Defaults to * which is generic user agent.
Returns:
bool: True if the specified user agent is allowed to scrape the URL.
Example:
can_scrape("https://www.example.com/path/to/resource", "MyScraper/1.0")
"""
parsed_url = urlparse(url)
base_url = f"{parsed_url.scheme}://{parsed_url.netloc}"
robots_url = urljoin(base_url, "/robots.txt")
rp = RobotFileParser()
rp.set_url(robots_url)
rp.read()
return rp.can_fetch(user_agent, url)
Understanding Web Page Structure
Once we read ToS and consider robots.txt
, we can start scraping allowed web pages. The knowledge of basic web page content (generally html
) structure is essential for that. On a browser you can right click and inspect
the web page.
From inspection, we can see that each post title, link, as well as date are inside writing
class. We can get the list of all html elements of the same class with the help of find_all()
function of BeautifulSoup
.
url = "https://shahaliyev.org/writings.html"
with urlopen(url) as response:
html = response.read()
soup = BeautifulSoup(html, 'html.parser')

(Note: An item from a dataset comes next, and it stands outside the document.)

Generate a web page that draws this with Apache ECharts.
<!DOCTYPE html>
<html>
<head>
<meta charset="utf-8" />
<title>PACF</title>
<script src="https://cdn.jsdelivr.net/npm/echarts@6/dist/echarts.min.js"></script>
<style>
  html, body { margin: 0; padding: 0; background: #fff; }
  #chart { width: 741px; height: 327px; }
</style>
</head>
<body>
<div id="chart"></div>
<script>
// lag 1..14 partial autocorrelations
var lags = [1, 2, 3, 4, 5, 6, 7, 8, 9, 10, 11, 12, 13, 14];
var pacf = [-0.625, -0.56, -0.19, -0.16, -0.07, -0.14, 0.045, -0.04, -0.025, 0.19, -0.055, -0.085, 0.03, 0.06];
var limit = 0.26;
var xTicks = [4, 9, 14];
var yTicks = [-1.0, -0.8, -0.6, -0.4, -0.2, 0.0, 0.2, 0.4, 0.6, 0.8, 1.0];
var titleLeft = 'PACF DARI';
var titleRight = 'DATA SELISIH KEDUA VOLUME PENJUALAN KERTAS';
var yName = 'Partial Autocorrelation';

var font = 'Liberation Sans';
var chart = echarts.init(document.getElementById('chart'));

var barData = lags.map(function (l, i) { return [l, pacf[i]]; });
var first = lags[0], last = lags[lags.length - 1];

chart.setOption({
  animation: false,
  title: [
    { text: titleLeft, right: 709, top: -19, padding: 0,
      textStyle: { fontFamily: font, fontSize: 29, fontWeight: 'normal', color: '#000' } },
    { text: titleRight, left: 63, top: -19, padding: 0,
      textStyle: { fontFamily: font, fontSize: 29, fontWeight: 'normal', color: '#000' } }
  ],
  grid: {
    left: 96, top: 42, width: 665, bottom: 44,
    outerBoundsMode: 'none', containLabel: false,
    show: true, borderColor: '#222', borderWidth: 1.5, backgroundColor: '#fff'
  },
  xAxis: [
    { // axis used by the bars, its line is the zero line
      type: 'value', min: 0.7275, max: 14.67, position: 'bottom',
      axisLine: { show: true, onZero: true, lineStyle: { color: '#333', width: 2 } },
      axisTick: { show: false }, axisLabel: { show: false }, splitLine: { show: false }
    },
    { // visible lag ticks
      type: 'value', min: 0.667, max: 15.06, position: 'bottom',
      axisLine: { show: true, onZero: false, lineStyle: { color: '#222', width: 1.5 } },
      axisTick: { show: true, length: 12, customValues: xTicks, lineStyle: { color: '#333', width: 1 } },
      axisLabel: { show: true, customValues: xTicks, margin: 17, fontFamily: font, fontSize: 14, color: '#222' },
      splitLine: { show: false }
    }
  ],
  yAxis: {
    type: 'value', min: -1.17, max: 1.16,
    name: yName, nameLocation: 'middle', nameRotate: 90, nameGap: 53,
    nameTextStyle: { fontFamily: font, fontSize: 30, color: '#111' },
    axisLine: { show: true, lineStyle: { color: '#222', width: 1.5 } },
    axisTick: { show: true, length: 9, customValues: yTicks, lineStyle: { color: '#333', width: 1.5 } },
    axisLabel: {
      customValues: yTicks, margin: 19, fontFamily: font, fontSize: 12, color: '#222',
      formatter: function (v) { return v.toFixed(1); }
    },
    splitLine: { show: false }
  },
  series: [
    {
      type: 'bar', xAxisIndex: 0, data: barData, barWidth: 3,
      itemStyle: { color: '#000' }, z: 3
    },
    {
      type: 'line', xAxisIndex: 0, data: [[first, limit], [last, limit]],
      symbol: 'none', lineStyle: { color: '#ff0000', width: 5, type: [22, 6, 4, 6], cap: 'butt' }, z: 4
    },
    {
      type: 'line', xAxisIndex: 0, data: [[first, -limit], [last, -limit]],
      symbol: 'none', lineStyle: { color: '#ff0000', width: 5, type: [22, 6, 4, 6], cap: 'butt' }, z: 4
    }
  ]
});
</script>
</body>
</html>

post_list = soup.find_all(class_='writing')
post_list[0]
The function below is overkill for our purposes and will work only for two urls, https://shahaliyev.org/writings.html
and https://shahaliyev.org/az/writings.html
. However, it is possible to easily modify the function to suit your purposes and scrape many similiarly structured urls of a large website (e.g. category pages of a news website).
import pandas as pd
def scrape_writings(url, user_agent="*", count=5):
"""
Args:
url (str): The URL of the writings page to scrape.
user_agent (str): The user agent string to be used for making requests.

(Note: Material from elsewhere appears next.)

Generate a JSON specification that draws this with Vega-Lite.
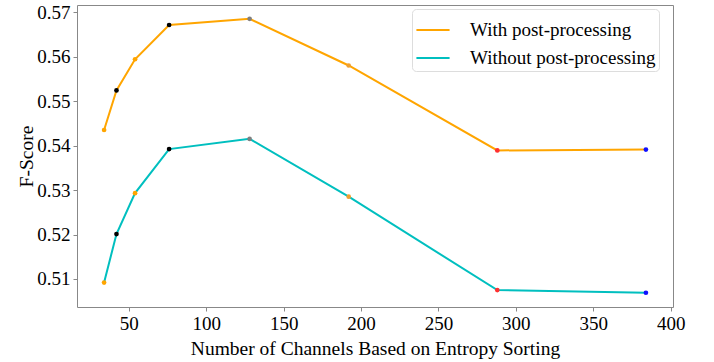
{
  "$schema": "https://vega.github.io/schema/vega-lite/v6.json",
  "autosize": {"type": "none"},
  "width": 596,
  "height": 302,
  "padding": {"left": 77, "top": 5, "right": 41, "bottom": 55},
  "background": "white",
  "config": {
    "view": {"stroke": "#888888", "strokeWidth": 1},
    "font": "Liberation Serif",
    "axis": {
      "labelFont": "Liberation Serif",
      "titleFont": "Liberation Serif",
      "labelFontSize": 19,
      "titleFontSize": 19.5,
      "titleFontWeight": "normal",
      "labelColor": "black",
      "titleColor": "black",
      "domain": false,
      "grid": false,
      "tickColor": "#888888",
      "tickSize": 4
    },
    "legend": {"labelFont": "Liberation Serif"}
  },
  "data": {
    "values": [
      {"channels": 34, "score": 0.5435, "series": "With post-processing"},
      {"channels": 42, "score": 0.5524, "series": "With post-processing"},
      {"channels": 54, "score": 0.5594, "series": "With post-processing"},
      {"channels": 76, "score": 0.5671, "series": "With post-processing"},
      {"channels": 128, "score": 0.5685, "series": "With post-processing"},
      {"channels": 192, "score": 0.5580, "series": "With post-processing"},
      {"channels": 288, "score": 0.5389, "series": "With post-processing"},
      {"channels": 384, "score": 0.5391, "series": "With post-processing"},
      {"channels": 34, "score": 0.5092, "series": "Without post-processing"},
      {"channels": 42, "score": 0.5201, "series": "Without post-processing"},
      {"channels": 54, "score": 0.5293, "series": "Without post-processing"},
      {"channels": 76, "score": 0.5392, "series": "Without post-processing"},
      {"channels": 128, "score": 0.5415, "series": "Without post-processing"},
      {"channels": 192, "score": 0.5285, "series": "Without post-processing"},
      {"channels": 288, "score": 0.5075, "series": "Without post-processing"},
      {"channels": 384, "score": 0.5069, "series": "Without post-processing"}
    ]
  },
  "encoding": {
    "x": {
      "field": "channels",
      "type": "quantitative",
      "scale": {"domain": [16.5, 401.5], "nice": false, "zero": false},
      "axis": {"values": [50, 100, 150, 200, 250, 300, 350, 400], "title": "Number of Channels Based on Entropy Sorting", "titlePadding": 6, "labelPadding": 3}
    },
    "y": {
      "field": "score",
      "type": "quantitative",
      "scale": {"domain": [0.5037, 0.5716], "nice": false, "zero": false},
      "axis": {"values": [0.51, 0.52, 0.53, 0.54, 0.55, 0.56, 0.57], "format": ".2f", "title": "F-Score", "titlePadding": 0, "labelPadding": 3}
    }
  },
  "layer": [
    {
      "mark": {"type": "line", "strokeWidth": 2},
      "encoding": {
        "color": {
          "field": "series",
          "type": "nominal",
          "scale": {"domain": ["With post-processing", "Without post-processing"], "range": ["#FFA500", "#00BFBF"]},
          "legend": {
            "title": null,
            "orient": "none",
            "legendX": 335,
            "legendY": 4,
            "symbolType": "stroke",
            "symbolStrokeWidth": 2,
            "symbolSize": 1100,
            "labelFont": "Liberation Serif",
            "labelFontSize": 19,
            "labelColor": "black",
            "labelLimit": 400,
            "rowPadding": -10,
            "labelOffset": 19,
            "fillColor": "white",
            "strokeColor": "#dddddd",
            "cornerRadius": 4,
            "padding": 3
          }
        }
      }
    },
    {
      "mark": {"type": "point", "filled": true, "size": 22, "opacity": 1},
      "encoding": {
        "color": {
          "field": "channels",
          "type": "nominal",
          "scale": {"domain": [34, 42, 54, 76, 128, 192, 288, 384], "range": ["#FFA500", "#000000", "#FFA500", "#000000", "#808080", "#F0A030", "#FF3030", "#1010FF"]},
          "legend": null
        }
      }
    }
  ],
  "resolve": {"scale": {"color": "independent"}}
}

Default is "*" (generic user agent).
count (int): The number of writings to scrape from the page. Default is 5.
Returns:
pandas.DataFrame: A DataFrame containing the titles, dates, and links.
Notes:
The function assumes that the:
- links are stored in `<a>` tag.
- writings are stored in `<div class="writing">`
- titles are stored within `<a class="post-link">`
- dates are stored in `<time class="post-date">` elements.
Raises:
Exception: Any network or parsing errors will raise an exception if encountered.
None will be returned.
"""
if not can_scrape(url, user_agent=user_agent):
print(f"Scraping not allowed for {url}")
return
try:
request = Request(url, headers={"User-Agent": user_agent})

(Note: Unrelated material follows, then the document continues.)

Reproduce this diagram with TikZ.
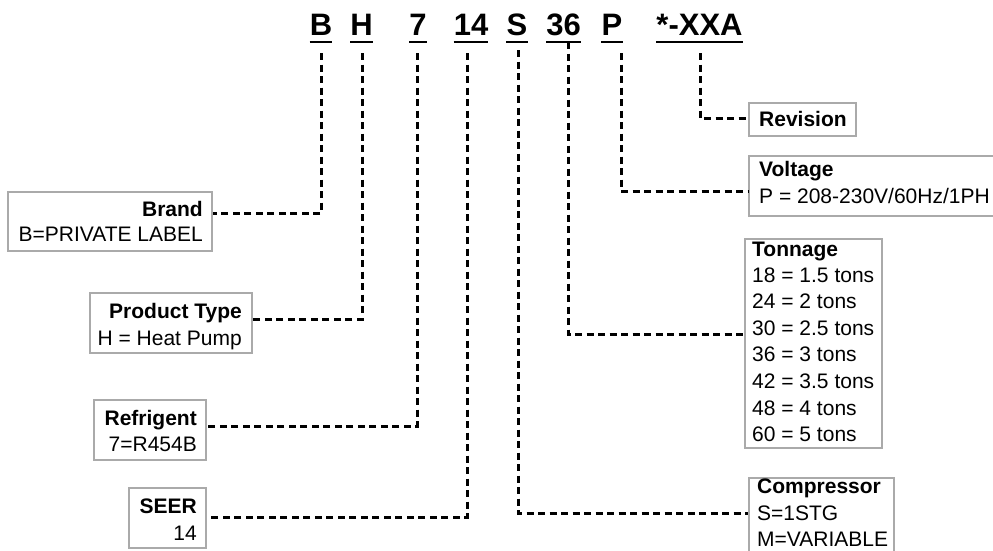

with urlopen(request) as response:
html = response.read()
soup = BeautifulSoup(html, 'html.parser')
parsed_url = urlparse(url)
base_url = f"{parsed_url.scheme}://{parsed_url.netloc}"
data = {
"title": [],
"date": [],
"link": [],
}
writings = soup.find_all(class_='writing')
for writing in writings[:count]:
title = writing.find('a', class_='post-link')
date = writing.find('time', class_='post-date')
link = title if title else writing.find('a', href=True)
title = title.text.strip() if title else pd.NA
date = date['datetime'].strip() if date else pd.NA
link = urljoin(base_url, link['href']) if link else pd.NA
data["title"].append(title)
data["date"].append(date)
data["link"].append(link)
return pd.DataFrame(data)
except Exception as e:
print(f"Error scraping the URL {url}: {e}")
return None
As the reference link is relative, we need to extract the base url. In our case, scheme of URL will be https
, and network location part of URL will be shahaliyev.org
. The rest of the links will be appended to this base url.